==== Available data
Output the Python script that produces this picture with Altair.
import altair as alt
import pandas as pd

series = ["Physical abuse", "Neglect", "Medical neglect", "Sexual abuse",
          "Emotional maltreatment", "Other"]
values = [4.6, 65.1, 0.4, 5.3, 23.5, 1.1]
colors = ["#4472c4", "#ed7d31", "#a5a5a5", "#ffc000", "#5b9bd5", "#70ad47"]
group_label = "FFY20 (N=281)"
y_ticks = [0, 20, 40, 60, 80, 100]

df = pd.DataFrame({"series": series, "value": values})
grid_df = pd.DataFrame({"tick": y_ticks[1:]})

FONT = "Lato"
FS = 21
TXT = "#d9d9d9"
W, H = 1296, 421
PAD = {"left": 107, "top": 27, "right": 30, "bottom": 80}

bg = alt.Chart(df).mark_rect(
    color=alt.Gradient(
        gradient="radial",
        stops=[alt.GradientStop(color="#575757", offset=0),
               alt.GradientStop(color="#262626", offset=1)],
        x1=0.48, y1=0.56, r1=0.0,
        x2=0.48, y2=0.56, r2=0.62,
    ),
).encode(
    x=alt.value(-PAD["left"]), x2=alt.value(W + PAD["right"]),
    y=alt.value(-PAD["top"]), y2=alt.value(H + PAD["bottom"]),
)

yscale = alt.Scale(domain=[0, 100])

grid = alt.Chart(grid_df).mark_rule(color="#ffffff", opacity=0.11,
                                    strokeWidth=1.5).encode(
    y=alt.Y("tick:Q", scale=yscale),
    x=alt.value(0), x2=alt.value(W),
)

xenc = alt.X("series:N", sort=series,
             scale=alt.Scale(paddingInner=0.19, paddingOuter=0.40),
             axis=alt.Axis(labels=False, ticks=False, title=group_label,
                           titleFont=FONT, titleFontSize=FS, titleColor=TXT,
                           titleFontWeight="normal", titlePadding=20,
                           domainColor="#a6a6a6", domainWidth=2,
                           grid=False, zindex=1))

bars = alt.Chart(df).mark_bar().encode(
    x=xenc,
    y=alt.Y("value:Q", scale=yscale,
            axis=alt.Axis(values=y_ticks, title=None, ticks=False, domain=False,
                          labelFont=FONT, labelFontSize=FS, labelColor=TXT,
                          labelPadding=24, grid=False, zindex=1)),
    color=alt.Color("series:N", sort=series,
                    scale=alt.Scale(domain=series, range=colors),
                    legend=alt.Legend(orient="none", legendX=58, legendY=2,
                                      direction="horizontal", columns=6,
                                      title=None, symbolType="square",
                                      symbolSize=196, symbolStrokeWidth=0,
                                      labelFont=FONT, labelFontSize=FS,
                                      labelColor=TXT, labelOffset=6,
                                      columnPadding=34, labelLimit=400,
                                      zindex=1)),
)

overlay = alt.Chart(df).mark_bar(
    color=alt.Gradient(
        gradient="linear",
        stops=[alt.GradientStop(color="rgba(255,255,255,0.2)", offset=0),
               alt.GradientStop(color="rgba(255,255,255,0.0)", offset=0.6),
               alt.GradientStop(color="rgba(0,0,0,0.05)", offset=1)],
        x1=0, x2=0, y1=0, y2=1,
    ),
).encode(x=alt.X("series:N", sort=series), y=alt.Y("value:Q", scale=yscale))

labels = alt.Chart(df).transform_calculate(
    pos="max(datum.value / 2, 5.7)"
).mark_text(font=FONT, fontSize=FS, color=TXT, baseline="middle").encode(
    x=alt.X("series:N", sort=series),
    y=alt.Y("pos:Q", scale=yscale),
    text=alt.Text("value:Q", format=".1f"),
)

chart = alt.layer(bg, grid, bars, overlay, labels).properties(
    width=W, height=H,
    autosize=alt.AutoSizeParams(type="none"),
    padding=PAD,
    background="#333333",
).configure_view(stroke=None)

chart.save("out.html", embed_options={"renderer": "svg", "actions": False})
========
To be done: Copy out only the lines running from the beginning of the data to the line with "y_ticks = [0, 20, 40, 60, 80, 100]", both ends included.

Problem solution:
Output the Python script that produces this picture with Altair.
import altair as alt
import pandas as pd

series = ["Physical abuse", "Neglect", "Medical neglect", "Sexual abuse",
          "Emotional maltreatment", "Other"]
values = [4.6, 65.1, 0.4, 5.3, 23.5, 1.1]
colors = ["#4472c4", "#ed7d31", "#a5a5a5", "#ffc000", "#5b9bd5", "#70ad47"]
group_label = "FFY20 (N=281)"
y_ticks = [0, 20, 40, 60, 80, 100]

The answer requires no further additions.